- EXERCISE DESCRIPTION
Each line that holds the word "this" counts once. Give the total number of such lines and nothing else.

- Source code of charts
·····
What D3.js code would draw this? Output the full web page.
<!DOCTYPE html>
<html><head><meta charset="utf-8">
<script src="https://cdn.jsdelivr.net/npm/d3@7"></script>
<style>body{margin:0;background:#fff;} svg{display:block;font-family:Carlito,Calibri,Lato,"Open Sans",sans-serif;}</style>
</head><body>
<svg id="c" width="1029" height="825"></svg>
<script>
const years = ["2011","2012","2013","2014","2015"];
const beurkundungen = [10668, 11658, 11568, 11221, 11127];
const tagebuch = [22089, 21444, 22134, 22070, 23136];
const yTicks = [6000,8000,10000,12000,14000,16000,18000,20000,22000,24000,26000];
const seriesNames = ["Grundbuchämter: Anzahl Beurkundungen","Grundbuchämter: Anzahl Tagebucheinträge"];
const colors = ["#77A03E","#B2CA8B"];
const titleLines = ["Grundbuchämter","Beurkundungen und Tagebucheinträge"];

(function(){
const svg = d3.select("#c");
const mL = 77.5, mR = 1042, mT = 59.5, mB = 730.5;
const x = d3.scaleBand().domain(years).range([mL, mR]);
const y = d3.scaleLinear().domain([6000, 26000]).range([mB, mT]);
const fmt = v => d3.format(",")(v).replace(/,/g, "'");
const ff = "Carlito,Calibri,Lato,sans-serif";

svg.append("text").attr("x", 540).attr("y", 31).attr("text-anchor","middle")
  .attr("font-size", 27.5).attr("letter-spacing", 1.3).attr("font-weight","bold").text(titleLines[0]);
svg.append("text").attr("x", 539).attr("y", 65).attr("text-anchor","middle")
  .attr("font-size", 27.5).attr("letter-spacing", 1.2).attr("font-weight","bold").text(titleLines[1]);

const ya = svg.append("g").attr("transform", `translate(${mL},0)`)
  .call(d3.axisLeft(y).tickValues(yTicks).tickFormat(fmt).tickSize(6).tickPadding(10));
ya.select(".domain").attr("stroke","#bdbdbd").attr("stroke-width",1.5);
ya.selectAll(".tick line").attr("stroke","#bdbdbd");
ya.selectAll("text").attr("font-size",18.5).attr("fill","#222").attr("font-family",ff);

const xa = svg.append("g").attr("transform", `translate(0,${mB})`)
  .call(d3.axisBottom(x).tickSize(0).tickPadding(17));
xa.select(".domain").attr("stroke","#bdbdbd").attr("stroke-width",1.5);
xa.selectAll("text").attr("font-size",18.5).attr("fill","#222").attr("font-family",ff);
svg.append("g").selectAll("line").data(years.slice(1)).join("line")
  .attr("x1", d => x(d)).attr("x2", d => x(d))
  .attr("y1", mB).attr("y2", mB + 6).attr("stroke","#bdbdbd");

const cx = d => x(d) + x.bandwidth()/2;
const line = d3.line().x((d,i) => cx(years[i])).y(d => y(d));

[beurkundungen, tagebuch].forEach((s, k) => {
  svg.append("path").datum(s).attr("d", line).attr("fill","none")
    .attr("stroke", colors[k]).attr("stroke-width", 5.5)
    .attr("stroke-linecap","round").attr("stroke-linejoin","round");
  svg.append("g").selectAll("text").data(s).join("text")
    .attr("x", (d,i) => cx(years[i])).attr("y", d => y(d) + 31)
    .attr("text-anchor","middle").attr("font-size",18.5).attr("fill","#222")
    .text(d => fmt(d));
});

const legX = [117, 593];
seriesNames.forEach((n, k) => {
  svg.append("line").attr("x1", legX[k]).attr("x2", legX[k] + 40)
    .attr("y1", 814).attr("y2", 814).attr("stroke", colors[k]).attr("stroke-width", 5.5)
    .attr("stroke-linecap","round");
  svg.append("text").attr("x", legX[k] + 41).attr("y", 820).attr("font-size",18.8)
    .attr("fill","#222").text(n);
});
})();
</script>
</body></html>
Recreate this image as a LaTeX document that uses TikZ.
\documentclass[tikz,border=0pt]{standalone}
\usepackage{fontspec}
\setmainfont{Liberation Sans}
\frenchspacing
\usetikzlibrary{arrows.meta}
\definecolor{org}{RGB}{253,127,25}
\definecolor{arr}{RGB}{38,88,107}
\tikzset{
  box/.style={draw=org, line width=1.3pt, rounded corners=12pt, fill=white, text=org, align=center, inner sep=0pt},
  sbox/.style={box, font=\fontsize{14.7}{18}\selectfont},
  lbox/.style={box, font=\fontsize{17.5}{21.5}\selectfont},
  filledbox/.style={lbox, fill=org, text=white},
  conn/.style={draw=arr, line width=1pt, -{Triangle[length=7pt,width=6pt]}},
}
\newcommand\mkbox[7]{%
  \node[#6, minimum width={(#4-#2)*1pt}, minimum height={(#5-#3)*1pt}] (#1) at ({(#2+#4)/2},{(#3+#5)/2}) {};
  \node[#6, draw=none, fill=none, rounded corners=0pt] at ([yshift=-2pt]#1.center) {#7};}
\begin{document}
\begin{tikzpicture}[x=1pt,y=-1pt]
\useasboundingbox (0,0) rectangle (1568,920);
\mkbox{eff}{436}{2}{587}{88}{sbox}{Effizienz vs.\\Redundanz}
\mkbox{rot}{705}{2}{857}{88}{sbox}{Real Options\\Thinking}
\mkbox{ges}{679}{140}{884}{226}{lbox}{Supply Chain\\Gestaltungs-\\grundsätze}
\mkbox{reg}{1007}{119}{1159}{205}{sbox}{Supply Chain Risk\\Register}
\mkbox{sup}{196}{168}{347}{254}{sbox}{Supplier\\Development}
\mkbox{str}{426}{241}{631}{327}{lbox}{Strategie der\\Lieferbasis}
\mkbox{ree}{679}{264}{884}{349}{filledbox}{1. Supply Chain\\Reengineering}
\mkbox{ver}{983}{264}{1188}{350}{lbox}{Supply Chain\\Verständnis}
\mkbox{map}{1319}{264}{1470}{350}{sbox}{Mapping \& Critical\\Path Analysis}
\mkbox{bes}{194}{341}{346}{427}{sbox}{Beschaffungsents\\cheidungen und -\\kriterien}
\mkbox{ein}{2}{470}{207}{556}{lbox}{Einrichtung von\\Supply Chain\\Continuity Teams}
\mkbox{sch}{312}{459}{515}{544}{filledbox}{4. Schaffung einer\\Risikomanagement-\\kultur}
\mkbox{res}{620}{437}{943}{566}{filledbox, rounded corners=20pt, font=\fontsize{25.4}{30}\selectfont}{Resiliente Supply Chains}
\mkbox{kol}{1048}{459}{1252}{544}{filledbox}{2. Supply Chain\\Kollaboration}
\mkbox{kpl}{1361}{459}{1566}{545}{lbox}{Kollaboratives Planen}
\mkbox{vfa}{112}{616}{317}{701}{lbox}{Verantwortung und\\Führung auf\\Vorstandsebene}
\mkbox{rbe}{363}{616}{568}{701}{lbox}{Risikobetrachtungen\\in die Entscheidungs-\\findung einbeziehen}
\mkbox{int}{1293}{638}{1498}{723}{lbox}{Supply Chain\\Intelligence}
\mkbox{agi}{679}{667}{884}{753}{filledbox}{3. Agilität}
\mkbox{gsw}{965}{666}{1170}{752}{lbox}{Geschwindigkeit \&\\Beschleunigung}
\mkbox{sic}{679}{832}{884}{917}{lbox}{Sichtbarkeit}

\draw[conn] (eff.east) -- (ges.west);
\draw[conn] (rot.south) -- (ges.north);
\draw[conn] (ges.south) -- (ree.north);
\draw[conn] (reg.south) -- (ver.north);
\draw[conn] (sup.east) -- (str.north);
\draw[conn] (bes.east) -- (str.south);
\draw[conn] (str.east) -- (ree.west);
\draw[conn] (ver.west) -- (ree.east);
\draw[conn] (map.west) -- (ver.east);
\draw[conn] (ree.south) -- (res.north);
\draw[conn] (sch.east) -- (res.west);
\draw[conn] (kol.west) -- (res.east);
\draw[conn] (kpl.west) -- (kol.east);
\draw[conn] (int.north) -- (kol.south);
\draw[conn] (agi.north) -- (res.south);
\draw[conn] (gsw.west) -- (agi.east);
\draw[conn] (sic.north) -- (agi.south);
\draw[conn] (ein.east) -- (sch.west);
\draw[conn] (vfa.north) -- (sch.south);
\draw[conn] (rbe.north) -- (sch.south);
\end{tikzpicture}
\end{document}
·····
- WRITTEN REPLY
2